* begin Given data *
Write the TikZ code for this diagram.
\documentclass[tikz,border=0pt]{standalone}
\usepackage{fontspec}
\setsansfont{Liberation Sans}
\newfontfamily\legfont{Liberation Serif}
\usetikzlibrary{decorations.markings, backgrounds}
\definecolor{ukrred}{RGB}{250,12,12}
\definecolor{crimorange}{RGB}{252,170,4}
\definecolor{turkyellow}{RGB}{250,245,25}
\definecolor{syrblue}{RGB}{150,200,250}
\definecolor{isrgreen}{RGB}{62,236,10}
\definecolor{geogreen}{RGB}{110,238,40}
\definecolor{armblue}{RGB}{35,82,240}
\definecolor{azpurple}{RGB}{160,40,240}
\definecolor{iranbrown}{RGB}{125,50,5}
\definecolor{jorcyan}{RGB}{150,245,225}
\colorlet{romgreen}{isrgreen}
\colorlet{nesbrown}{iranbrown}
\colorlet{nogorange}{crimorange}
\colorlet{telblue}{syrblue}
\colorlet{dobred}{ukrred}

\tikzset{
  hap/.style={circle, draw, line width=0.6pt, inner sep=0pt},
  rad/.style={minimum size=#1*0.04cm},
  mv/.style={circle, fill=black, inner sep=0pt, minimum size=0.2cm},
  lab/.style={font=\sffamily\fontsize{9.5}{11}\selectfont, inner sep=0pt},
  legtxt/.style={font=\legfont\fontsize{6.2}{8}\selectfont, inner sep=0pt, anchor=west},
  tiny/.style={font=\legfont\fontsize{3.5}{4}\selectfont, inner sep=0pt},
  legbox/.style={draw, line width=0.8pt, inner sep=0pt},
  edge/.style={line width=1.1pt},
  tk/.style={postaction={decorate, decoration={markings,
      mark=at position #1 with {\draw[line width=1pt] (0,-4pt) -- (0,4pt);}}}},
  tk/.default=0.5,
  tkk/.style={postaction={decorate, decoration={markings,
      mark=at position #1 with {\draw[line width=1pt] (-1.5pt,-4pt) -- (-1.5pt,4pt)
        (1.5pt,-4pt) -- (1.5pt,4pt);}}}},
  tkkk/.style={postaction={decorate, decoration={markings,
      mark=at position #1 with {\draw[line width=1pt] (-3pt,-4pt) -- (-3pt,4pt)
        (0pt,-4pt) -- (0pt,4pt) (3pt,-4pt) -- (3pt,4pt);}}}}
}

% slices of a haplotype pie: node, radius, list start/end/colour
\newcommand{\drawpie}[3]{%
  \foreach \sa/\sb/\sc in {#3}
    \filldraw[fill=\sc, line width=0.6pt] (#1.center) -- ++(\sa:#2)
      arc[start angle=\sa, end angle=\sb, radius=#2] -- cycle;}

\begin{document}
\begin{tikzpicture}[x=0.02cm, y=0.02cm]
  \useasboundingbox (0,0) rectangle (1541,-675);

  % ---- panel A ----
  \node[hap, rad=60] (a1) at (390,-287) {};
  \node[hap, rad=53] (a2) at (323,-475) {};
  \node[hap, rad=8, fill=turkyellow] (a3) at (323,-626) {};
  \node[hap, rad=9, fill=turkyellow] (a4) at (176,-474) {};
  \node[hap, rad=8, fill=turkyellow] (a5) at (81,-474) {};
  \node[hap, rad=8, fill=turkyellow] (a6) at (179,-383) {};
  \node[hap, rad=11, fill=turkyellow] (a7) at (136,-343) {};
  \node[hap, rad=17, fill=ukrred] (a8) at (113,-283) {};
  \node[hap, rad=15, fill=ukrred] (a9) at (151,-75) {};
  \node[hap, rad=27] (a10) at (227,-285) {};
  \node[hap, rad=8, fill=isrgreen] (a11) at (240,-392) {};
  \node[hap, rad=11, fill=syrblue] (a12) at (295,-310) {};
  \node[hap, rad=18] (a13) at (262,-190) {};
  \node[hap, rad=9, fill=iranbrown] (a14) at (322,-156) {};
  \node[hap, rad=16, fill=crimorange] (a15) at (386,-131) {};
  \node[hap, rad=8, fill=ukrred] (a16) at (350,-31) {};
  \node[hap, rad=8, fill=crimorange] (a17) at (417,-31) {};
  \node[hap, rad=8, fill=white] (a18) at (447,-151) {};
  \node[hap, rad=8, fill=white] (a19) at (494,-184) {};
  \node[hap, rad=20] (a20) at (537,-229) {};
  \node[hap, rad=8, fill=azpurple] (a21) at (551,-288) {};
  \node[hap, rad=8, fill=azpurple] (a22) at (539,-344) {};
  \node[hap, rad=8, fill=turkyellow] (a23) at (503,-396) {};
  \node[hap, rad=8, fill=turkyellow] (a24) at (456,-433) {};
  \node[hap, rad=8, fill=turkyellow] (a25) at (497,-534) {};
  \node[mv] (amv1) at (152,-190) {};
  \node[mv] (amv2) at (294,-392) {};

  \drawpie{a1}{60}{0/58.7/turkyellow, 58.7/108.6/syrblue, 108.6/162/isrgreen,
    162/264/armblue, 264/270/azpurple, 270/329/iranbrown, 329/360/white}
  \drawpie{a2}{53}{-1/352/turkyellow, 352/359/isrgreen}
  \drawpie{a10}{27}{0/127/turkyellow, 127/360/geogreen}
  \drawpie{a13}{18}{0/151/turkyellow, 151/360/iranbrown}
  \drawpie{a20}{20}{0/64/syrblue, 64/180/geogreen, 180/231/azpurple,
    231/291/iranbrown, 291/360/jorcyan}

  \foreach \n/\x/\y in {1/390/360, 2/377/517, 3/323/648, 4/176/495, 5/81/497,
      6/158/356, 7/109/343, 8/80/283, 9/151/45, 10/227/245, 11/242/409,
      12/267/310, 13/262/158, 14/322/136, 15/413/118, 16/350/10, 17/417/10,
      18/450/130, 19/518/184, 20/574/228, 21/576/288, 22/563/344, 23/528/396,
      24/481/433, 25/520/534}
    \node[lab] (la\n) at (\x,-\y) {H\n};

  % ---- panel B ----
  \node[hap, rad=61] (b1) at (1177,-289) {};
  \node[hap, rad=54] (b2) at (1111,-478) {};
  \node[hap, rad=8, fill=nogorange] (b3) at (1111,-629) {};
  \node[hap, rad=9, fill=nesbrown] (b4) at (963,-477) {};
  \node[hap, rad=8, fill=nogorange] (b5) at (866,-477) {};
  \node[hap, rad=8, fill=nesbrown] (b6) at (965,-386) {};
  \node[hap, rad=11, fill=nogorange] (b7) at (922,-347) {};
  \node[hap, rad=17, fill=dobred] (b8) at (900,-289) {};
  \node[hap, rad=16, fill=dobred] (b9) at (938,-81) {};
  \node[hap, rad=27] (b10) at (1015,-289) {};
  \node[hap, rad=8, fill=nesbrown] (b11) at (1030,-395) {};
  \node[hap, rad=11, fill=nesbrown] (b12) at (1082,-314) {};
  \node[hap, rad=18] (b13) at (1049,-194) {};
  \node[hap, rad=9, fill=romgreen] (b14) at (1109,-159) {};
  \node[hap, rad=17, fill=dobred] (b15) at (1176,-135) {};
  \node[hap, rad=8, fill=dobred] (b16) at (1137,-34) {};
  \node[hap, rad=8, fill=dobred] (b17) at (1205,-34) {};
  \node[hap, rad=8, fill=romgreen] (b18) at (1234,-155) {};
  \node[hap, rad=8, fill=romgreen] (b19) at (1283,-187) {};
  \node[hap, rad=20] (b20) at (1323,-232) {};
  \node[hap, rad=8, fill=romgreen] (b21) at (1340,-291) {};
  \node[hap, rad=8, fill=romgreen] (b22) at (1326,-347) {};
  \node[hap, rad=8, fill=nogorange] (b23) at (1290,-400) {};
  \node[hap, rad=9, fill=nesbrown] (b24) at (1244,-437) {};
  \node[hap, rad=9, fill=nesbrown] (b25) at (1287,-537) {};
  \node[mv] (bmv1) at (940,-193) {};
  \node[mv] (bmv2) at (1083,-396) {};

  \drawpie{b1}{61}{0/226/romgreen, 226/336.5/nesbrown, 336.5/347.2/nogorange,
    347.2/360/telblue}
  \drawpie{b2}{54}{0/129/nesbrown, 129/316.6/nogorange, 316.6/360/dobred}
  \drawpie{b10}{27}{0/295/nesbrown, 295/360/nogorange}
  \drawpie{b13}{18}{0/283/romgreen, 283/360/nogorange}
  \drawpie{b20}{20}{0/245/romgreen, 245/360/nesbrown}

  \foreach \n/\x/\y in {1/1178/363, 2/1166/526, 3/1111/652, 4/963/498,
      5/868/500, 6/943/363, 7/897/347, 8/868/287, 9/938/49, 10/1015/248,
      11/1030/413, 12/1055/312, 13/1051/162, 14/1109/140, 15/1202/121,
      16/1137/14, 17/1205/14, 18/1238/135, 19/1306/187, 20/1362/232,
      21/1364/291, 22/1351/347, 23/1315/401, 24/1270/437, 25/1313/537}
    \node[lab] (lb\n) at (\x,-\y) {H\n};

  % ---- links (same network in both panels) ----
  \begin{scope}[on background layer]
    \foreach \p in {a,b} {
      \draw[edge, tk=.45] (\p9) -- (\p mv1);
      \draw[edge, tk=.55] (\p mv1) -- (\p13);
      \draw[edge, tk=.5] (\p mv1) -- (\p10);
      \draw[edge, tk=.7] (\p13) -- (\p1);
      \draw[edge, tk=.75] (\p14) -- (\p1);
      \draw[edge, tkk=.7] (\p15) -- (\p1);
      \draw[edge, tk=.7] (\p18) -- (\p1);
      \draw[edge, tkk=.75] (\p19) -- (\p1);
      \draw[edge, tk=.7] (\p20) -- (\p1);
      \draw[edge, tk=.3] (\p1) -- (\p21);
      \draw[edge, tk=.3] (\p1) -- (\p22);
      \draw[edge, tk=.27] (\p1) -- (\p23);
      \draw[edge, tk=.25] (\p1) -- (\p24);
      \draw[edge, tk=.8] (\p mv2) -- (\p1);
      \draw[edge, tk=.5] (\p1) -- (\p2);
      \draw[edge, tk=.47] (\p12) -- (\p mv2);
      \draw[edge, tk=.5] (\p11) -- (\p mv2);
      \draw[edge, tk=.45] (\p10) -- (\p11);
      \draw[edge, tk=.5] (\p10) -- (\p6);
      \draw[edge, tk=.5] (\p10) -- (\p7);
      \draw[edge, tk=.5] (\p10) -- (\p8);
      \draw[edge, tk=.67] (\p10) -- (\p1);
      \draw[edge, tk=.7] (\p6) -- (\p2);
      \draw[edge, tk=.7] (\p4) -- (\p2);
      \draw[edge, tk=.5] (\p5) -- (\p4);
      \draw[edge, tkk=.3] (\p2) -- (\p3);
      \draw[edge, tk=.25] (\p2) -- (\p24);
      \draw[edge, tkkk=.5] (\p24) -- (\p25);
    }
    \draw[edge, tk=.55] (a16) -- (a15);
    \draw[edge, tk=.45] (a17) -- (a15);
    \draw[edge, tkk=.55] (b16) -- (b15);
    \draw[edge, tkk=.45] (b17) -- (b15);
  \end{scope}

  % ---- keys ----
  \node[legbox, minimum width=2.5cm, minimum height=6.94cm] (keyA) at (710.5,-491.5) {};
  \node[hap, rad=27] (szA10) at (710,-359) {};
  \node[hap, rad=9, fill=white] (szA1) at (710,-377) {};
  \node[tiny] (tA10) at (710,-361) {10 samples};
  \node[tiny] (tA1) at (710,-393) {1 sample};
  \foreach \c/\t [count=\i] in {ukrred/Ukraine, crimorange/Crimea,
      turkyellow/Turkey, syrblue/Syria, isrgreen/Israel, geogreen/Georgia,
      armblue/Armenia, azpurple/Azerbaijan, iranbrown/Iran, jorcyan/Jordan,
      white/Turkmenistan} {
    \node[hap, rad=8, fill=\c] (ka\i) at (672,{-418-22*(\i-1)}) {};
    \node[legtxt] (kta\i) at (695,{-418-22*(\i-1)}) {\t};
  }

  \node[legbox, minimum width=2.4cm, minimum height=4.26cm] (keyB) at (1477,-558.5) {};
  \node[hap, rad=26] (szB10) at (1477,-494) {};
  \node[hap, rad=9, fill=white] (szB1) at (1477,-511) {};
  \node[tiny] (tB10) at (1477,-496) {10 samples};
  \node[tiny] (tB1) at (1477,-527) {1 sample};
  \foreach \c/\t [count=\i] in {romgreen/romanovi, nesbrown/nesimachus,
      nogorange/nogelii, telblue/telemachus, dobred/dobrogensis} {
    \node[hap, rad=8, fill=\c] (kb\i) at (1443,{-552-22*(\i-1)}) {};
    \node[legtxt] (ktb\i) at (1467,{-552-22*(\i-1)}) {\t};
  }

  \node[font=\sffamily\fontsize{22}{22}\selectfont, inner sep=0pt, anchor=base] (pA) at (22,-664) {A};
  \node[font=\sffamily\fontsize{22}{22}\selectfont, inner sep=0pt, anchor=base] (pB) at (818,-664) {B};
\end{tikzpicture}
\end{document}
* end Given data *
• **What needs to be done**
Exactly as they stand, set down the lines from the top of the data through the line with "(0,0) rectangle (1541,-675);".

• **Exercise solution**
Write the TikZ code for this diagram.
\documentclass[tikz,border=0pt]{standalone}
\usepackage{fontspec}
\setsansfont{Liberation Sans}
\newfontfamily\legfont{Liberation Serif}
\usetikzlibrary{decorations.markings, backgrounds}
\definecolor{ukrred}{RGB}{250,12,12}
\definecolor{crimorange}{RGB}{252,170,4}
\definecolor{turkyellow}{RGB}{250,245,25}
\definecolor{syrblue}{RGB}{150,200,250}
\definecolor{isrgreen}{RGB}{62,236,10}
\definecolor{geogreen}{RGB}{110,238,40}
\definecolor{armblue}{RGB}{35,82,240}
\definecolor{azpurple}{RGB}{160,40,240}
\definecolor{iranbrown}{RGB}{125,50,5}
\definecolor{jorcyan}{RGB}{150,245,225}
\colorlet{romgreen}{isrgreen}
\colorlet{nesbrown}{iranbrown}
\colorlet{nogorange}{crimorange}
\colorlet{telblue}{syrblue}
\colorlet{dobred}{ukrred}

\tikzset{
  hap/.style={circle, draw, line width=0.6pt, inner sep=0pt},
  rad/.style={minimum size=#1*0.04cm},
  mv/.style={circle, fill=black, inner sep=0pt, minimum size=0.2cm},
  lab/.style={font=\sffamily\fontsize{9.5}{11}\selectfont, inner sep=0pt},
  legtxt/.style={font=\legfont\fontsize{6.2}{8}\selectfont, inner sep=0pt, anchor=west},
  tiny/.style={font=\legfont\fontsize{3.5}{4}\selectfont, inner sep=0pt},
  legbox/.style={draw, line width=0.8pt, inner sep=0pt},
  edge/.style={line width=1.1pt},
  tk/.style={postaction={decorate, decoration={markings,
      mark=at position #1 with {\draw[line width=1pt] (0,-4pt) -- (0,4pt);}}}},
  tk/.default=0.5,
  tkk/.style={postaction={decorate, decoration={markings,
      mark=at position #1 with {\draw[line width=1pt] (-1.5pt,-4pt) -- (-1.5pt,4pt)
        (1.5pt,-4pt) -- (1.5pt,4pt);}}}},
  tkkk/.style={postaction={decorate, decoration={markings,
      mark=at position #1 with {\draw[line width=1pt] (-3pt,-4pt) -- (-3pt,4pt)
        (0pt,-4pt) -- (0pt,4pt) (3pt,-4pt) -- (3pt,4pt);}}}}
}

% slices of a haplotype pie: node, radius, list start/end/colour
\newcommand{\drawpie}[3]{%
  \foreach \sa/\sb/\sc in {#3}
    \filldraw[fill=\sc, line width=0.6pt] (#1.center) -- ++(\sa:#2)
      arc[start angle=\sa, end angle=\sb, radius=#2] -- cycle;}

\begin{document}
\begin{tikzpicture}[x=0.02cm, y=0.02cm]
  \useasboundingbox (0,0) rectangle (1541,-675);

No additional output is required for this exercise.